» **THE PROBLEM**
Set down, exactly as written, the lines from the top of the data to the line that holds "weekly potential $1,500", and omit the pictures.

» **DATA SECTION**
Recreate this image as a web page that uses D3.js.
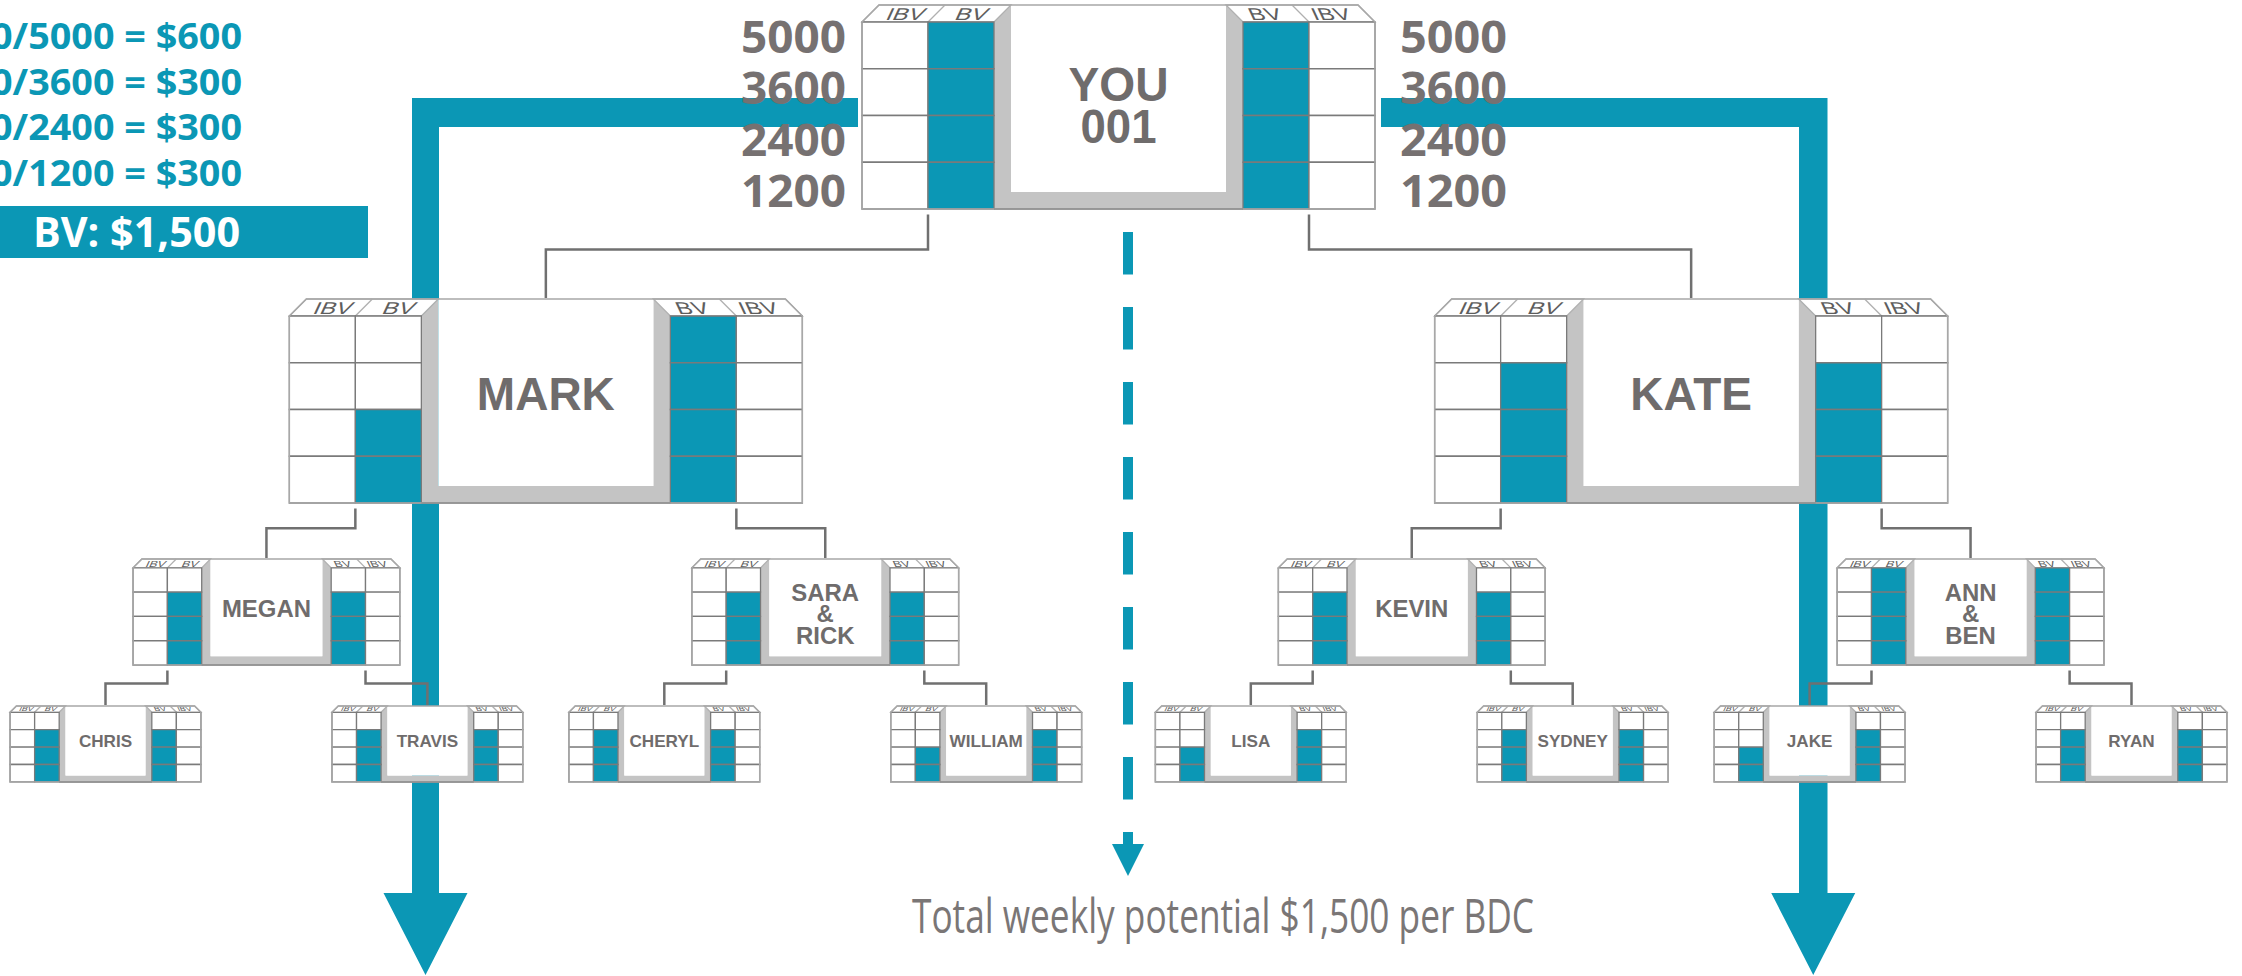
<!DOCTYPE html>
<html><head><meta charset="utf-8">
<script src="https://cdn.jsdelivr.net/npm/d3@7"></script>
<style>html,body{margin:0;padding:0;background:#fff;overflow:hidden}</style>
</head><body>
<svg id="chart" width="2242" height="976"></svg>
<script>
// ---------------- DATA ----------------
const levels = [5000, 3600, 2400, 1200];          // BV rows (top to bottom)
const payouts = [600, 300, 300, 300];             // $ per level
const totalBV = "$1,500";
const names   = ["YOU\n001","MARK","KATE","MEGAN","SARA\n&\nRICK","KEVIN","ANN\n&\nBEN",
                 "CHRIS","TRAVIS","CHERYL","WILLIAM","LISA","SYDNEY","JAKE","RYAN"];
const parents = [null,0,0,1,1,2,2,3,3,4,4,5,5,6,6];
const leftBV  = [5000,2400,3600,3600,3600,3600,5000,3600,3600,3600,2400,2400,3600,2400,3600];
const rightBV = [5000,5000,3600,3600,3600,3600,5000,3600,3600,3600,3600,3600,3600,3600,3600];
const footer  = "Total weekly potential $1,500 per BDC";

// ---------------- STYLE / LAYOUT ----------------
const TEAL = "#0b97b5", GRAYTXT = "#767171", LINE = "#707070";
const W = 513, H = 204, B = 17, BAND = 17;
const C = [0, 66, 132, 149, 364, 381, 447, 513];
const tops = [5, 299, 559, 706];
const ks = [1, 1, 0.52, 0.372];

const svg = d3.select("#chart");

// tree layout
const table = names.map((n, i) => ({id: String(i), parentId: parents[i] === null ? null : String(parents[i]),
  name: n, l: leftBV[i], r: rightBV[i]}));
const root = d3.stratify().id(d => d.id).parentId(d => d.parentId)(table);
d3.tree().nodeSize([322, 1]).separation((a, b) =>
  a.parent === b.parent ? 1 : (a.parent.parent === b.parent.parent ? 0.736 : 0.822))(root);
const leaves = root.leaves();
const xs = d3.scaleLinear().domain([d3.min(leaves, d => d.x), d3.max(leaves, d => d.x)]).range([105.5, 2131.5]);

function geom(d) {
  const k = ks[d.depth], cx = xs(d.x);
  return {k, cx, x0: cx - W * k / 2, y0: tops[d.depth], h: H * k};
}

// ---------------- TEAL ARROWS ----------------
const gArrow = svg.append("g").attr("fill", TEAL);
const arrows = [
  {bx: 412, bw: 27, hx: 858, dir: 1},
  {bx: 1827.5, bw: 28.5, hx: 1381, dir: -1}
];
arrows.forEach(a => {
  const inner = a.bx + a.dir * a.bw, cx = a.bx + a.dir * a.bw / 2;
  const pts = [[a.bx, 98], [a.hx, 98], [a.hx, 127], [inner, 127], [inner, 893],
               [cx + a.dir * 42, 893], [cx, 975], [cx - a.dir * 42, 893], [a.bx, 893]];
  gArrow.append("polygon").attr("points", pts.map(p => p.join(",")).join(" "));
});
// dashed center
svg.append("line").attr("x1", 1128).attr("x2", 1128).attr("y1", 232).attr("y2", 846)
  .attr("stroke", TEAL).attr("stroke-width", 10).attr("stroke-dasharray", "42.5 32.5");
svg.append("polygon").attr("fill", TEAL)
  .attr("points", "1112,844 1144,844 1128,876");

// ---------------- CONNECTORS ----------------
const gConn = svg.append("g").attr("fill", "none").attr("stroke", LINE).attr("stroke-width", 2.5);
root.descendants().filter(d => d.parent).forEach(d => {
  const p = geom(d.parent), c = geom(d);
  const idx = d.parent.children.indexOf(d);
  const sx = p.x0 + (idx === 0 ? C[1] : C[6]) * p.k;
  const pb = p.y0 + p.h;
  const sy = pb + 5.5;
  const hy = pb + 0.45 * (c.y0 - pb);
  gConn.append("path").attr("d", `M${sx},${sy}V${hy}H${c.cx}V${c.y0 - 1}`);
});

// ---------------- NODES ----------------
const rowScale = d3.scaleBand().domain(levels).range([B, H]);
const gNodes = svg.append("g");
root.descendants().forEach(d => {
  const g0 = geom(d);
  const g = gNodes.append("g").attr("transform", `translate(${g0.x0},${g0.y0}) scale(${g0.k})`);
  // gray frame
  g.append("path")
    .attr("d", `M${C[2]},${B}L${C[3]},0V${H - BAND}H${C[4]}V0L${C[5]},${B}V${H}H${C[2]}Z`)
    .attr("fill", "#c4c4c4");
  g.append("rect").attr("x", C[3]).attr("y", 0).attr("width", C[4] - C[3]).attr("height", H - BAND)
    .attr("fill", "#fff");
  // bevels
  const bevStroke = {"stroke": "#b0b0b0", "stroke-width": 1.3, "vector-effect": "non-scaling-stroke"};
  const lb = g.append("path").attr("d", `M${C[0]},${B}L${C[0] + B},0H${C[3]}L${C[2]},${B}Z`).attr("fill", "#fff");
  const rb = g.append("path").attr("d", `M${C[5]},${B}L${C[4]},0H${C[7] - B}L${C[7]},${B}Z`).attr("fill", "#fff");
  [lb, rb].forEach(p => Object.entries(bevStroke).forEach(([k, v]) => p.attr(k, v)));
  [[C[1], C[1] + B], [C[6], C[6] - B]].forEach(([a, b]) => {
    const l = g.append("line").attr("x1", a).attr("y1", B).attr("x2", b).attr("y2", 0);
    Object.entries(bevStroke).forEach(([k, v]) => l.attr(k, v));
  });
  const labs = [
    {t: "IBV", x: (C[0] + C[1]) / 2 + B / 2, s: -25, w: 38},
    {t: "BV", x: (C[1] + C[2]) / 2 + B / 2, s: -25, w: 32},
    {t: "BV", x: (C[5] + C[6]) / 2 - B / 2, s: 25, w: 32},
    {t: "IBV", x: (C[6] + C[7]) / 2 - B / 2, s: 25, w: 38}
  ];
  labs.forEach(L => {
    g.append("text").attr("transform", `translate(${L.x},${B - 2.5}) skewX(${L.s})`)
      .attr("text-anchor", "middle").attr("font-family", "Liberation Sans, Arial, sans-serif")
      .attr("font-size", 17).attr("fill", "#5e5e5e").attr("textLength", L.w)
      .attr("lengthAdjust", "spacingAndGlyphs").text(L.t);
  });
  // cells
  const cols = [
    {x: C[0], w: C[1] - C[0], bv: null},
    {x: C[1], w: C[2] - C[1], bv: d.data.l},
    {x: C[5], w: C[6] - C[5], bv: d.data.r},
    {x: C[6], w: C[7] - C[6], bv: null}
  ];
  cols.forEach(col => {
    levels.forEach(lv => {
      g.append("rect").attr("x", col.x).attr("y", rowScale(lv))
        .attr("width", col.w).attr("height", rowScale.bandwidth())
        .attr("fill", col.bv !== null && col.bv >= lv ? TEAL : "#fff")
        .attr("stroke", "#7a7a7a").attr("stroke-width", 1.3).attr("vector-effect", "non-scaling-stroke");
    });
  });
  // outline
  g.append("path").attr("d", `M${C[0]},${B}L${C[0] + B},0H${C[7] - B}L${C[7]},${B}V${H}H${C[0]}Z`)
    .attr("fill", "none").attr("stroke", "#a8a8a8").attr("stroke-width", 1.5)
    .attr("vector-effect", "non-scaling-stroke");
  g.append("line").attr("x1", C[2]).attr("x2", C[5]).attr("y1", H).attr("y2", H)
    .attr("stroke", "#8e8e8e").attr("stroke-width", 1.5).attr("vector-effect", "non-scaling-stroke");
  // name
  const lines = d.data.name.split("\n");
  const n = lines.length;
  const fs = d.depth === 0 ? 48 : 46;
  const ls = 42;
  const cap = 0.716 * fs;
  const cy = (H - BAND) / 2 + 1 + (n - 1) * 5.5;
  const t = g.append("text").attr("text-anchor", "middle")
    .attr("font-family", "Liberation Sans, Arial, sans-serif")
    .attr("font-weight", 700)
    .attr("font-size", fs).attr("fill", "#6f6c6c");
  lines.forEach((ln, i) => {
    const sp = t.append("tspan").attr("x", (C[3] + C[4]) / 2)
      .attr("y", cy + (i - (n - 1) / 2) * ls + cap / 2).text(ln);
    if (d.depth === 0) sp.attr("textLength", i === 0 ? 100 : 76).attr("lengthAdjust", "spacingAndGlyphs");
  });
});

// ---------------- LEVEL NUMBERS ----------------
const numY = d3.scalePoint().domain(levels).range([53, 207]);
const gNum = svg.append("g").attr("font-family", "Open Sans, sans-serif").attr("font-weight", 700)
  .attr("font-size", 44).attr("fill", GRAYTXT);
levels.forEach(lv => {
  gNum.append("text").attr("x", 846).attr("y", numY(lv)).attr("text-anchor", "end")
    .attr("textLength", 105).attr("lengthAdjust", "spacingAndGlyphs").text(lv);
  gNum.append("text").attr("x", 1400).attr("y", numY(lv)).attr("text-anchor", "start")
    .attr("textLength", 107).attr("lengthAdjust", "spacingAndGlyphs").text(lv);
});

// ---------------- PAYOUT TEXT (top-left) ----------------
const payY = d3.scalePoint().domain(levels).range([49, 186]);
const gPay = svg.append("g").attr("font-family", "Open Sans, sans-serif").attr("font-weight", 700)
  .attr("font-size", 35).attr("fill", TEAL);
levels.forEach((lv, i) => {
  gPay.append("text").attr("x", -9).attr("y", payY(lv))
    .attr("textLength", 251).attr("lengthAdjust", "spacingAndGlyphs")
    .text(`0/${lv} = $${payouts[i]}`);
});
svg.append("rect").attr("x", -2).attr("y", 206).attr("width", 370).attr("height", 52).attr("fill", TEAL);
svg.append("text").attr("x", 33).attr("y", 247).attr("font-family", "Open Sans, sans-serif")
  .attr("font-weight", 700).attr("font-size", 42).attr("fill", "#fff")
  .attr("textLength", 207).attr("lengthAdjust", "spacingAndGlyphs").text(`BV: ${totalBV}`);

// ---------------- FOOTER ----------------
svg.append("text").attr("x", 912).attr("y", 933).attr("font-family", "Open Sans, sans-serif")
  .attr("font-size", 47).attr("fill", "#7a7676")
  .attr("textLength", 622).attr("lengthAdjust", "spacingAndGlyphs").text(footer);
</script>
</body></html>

» **WRITTEN REPLY**
Recreate this image as a web page that uses D3.js.
<!DOCTYPE html>
<html><head><meta charset="utf-8">
<script src="https://cdn.jsdelivr.net/npm/d3@7"></script>
<style>html,body{margin:0;padding:0;background:#fff;overflow:hidden}</style>
</head><body>
<svg id="chart" width="2242" height="976"></svg>
<script>
// ---------------- DATA ----------------
const levels = [5000, 3600, 2400, 1200];          // BV rows (top to bottom)
const payouts = [600, 300, 300, 300];             // $ per level
const totalBV = "$1,500";
const names   = ["YOU\n001","MARK","KATE","MEGAN","SARA\n&\nRICK","KEVIN","ANN\n&\nBEN",
                 "CHRIS","TRAVIS","CHERYL","WILLIAM","LISA","SYDNEY","JAKE","RYAN"];
const parents = [null,0,0,1,1,2,2,3,3,4,4,5,5,6,6];
const leftBV  = [5000,2400,3600,3600,3600,3600,5000,3600,3600,3600,2400,2400,3600,2400,3600];
const rightBV = [5000,5000,3600,3600,3600,3600,5000,3600,3600,3600,3600,3600,3600,3600,3600];
const footer  = "Total weekly potential $1,500 per BDC";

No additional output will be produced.